In the largest initial public offering of the year, Nextracker has raised $638 million after pricing shares at $24 apiece. The stock started trading on the NASDAQ Thursday morning. 

The California-based firm's main line of business is solar tracker systems for grid-scale solar projects. What these trackers do is follow the movement of the sun in order to maximize the amount of power that a panel can absorb throughout the day. 

CEO Dan Shugar told Cheddar News that tracking systems can help panels produce up to 25 percent more energy. "Just like a sunflower follows the sun across the sky from east to west, if you move solar panels from east to west across the sky, you get more energy," he said. 

Nextracker also develops software to make the trackers even more responsive to meteorological conditions and the site-specific requirements of a solar field. 

"What we do is we provide the structures and the control systems and smart software to really optimize the angle of those panels to the sun at any given time," Shugar said. 

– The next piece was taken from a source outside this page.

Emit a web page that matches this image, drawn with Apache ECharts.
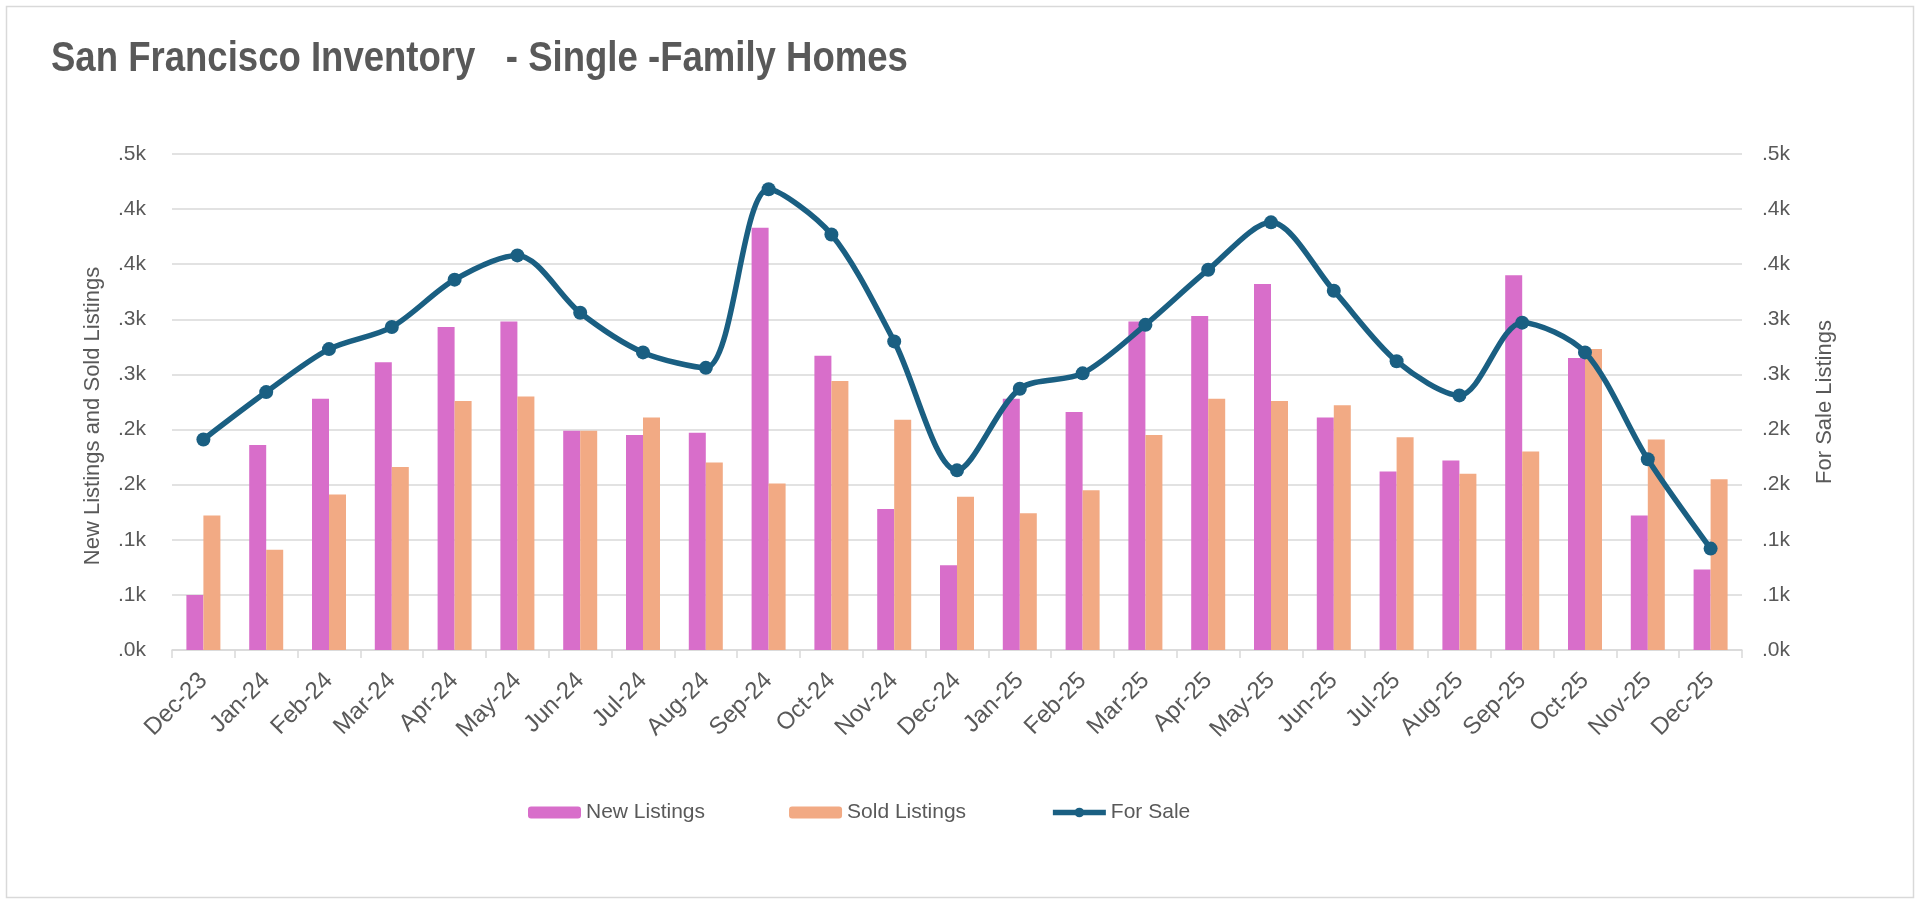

The IPO comes as solar companies push their advantage in the energy market, with federal subsidies pouring into the sector due to the Inflation Reduction Act. Even without these subsidies, Shugar said, the company is banking on solar beating other energy sources on cost. 

"Solar's enjoyed tremendous growth because even unsubsidized solar is the lowest cost way to generate power of any power generation source." he said.